-- START RECORDS FOR THE EXERCISE --
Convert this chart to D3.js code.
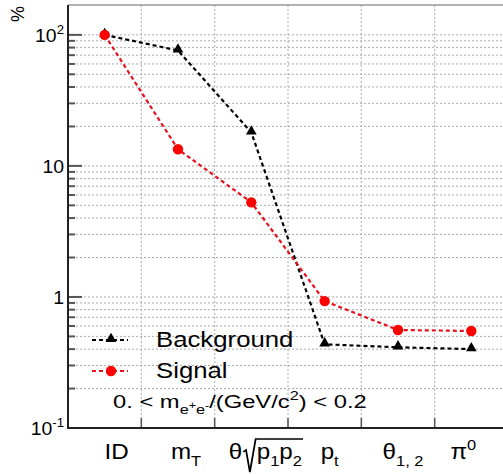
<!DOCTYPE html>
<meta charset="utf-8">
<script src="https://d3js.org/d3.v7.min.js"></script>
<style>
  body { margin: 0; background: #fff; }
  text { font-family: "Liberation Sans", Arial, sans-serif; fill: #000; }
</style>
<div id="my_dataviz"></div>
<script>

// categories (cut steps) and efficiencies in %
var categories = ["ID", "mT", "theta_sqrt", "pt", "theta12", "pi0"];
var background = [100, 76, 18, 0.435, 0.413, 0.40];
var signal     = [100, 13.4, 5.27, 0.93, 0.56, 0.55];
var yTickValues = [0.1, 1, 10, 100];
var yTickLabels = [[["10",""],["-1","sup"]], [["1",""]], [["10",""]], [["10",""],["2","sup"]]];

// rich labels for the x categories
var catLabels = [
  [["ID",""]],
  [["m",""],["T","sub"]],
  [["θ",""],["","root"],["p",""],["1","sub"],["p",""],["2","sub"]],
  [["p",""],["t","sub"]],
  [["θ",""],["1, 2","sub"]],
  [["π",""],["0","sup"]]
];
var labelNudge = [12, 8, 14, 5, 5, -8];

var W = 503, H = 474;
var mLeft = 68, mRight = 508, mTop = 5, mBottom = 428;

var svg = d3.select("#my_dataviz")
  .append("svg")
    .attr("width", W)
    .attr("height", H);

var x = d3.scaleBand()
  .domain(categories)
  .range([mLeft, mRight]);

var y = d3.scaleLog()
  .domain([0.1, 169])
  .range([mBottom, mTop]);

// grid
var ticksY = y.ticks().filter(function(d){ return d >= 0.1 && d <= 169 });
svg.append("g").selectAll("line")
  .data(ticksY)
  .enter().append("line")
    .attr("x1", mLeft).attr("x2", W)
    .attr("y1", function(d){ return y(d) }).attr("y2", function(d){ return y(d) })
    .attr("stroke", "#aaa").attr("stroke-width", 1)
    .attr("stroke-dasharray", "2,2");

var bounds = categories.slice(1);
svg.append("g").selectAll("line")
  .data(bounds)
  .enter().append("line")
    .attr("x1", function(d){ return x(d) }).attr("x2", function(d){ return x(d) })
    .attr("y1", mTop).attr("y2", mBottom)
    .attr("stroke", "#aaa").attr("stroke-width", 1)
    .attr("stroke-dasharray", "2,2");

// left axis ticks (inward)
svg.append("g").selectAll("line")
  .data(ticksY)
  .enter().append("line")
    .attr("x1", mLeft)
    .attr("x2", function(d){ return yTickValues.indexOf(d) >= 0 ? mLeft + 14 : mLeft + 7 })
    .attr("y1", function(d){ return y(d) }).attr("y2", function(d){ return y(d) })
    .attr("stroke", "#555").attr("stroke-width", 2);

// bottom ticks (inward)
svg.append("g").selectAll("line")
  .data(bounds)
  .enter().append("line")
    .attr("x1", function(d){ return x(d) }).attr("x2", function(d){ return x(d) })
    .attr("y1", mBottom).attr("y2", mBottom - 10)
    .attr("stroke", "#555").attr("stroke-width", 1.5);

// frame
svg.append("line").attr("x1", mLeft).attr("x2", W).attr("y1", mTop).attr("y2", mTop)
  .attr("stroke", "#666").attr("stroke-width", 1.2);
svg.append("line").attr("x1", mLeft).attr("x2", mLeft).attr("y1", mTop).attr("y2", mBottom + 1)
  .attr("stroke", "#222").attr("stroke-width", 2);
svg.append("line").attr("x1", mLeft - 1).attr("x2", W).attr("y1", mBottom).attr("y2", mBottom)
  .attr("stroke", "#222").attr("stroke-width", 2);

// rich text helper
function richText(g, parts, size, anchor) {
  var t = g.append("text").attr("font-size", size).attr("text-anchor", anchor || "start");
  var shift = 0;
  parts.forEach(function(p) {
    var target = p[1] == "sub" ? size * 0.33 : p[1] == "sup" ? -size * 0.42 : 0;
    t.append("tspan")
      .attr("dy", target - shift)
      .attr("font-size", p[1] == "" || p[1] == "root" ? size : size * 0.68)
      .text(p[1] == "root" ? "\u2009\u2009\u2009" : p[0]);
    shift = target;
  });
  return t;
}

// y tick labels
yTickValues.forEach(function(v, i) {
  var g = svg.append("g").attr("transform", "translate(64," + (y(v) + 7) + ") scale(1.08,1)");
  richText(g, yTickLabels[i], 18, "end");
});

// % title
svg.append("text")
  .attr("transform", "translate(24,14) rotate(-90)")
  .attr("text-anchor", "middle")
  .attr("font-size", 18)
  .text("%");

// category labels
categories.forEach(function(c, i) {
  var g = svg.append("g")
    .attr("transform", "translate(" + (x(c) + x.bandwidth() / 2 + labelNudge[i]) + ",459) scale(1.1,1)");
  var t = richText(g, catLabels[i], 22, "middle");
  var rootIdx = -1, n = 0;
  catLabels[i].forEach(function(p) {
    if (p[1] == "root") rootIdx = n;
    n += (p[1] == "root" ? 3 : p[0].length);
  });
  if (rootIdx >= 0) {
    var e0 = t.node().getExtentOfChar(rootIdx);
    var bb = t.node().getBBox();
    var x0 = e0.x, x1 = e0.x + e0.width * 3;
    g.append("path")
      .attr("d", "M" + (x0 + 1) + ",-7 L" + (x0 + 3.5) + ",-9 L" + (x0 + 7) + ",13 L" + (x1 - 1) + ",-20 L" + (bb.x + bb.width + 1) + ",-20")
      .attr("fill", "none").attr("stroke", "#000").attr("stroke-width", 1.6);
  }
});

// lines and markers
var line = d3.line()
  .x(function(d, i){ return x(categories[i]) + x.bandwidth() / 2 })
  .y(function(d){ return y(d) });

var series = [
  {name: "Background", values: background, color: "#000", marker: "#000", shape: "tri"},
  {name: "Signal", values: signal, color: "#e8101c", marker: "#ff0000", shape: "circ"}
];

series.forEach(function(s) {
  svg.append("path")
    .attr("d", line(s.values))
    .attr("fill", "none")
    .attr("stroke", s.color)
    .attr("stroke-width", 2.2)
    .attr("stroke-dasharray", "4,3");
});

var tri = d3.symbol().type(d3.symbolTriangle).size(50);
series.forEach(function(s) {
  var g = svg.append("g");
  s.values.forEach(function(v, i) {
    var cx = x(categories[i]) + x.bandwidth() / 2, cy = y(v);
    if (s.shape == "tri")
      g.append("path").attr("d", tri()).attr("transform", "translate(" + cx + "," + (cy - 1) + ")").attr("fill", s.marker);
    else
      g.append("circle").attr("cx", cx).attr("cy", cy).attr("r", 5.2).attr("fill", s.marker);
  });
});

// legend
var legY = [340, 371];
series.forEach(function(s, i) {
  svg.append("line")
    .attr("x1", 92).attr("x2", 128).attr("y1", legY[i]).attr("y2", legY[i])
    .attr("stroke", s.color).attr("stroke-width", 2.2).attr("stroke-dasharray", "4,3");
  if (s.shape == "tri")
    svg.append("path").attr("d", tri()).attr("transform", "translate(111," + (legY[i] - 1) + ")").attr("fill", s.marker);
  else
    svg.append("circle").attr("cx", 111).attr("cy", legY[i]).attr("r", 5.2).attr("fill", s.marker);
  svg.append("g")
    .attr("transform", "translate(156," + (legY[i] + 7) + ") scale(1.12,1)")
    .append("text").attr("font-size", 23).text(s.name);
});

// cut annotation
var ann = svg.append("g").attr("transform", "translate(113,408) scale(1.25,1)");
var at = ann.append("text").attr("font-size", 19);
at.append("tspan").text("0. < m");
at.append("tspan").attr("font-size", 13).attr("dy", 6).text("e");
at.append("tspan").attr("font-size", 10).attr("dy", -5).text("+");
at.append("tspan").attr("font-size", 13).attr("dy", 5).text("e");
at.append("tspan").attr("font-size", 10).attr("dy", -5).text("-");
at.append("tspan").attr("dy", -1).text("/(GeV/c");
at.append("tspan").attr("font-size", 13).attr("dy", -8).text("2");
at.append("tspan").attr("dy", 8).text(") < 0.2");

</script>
-- END RECORDS FOR THE EXERCISE --
-- START RECORDS FOR THE EXERCISE --
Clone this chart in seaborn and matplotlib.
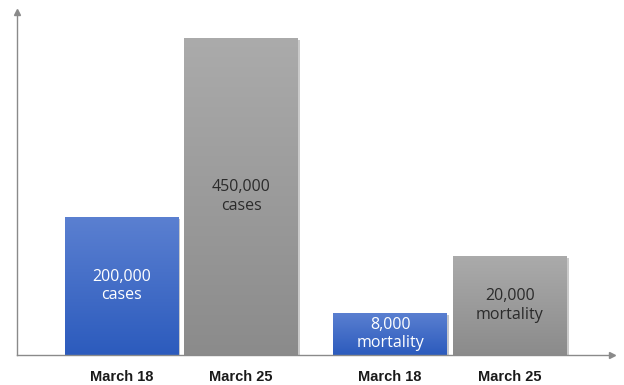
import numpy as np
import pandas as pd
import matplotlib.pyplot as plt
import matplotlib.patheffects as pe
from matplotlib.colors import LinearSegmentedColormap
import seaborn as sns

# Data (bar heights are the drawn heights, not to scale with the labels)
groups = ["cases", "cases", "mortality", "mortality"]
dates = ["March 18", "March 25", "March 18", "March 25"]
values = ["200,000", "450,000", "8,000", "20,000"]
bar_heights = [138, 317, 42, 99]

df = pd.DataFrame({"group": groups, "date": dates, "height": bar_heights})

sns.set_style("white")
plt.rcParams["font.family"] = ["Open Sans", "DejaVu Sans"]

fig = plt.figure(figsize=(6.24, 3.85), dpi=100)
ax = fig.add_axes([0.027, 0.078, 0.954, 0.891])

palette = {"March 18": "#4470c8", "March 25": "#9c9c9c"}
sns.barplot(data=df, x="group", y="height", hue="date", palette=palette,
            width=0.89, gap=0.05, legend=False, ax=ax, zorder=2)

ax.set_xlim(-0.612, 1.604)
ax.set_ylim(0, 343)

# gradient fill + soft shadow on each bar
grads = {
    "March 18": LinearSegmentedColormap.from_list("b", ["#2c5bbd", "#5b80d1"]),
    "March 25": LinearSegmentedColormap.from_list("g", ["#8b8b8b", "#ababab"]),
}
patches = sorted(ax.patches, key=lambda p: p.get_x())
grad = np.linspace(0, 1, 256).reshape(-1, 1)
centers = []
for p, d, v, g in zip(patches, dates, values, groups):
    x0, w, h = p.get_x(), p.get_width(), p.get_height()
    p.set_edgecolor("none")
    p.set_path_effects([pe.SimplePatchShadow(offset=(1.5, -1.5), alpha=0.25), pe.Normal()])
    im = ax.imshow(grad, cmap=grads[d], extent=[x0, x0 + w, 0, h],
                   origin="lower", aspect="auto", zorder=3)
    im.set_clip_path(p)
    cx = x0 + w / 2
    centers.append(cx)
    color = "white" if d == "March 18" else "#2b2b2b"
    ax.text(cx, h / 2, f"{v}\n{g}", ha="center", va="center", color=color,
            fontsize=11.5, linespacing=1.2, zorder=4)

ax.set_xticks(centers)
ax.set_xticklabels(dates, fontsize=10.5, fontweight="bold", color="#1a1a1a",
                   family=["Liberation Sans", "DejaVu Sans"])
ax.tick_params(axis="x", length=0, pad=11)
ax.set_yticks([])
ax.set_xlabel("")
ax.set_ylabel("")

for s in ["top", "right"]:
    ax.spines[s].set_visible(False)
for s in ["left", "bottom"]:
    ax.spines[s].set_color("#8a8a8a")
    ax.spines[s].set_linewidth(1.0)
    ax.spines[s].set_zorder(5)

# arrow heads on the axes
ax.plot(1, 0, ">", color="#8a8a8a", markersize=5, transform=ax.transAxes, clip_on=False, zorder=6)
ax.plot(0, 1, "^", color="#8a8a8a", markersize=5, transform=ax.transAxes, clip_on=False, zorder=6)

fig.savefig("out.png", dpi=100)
-- END RECORDS FOR THE EXERCISE --
-- START RECORDS FOR THE EXERCISE --
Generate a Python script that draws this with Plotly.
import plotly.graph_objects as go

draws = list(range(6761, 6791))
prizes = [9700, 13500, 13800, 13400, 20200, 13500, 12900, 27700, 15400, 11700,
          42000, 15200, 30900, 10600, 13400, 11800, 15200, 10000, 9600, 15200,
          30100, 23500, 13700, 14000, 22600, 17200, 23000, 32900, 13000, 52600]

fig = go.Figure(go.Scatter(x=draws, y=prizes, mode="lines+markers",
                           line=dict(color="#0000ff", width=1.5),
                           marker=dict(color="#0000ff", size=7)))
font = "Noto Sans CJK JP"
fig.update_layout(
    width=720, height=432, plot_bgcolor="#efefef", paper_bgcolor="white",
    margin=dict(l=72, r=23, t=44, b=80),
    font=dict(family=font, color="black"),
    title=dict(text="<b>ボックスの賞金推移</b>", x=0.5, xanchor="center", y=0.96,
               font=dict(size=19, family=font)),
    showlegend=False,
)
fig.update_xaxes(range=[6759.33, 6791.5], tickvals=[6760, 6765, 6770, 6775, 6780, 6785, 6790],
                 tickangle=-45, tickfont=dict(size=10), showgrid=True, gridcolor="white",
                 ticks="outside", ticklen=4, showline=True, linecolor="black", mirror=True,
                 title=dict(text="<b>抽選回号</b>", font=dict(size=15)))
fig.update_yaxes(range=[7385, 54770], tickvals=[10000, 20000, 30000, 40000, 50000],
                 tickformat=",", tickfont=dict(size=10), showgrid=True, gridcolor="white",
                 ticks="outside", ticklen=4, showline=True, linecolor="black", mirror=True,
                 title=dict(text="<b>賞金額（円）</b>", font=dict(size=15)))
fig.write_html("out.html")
-- END RECORDS FOR THE EXERCISE --
**PROBLEM TO SOLVE:**
Retype the entries above exactly, but only from the line containing "Generate a Python" through the line containing "32900, 13000, 52600]", both included.

**SOLVED PROBLEM:**
Generate a Python script that draws this with Plotly.
import plotly.graph_objects as go

draws = list(range(6761, 6791))
prizes = [9700, 13500, 13800, 13400, 20200, 13500, 12900, 27700, 15400, 11700,
          42000, 15200, 30900, 10600, 13400, 11800, 15200, 10000, 9600, 15200,
          30100, 23500, 13700, 14000, 22600, 17200, 23000, 32900, 13000, 52600]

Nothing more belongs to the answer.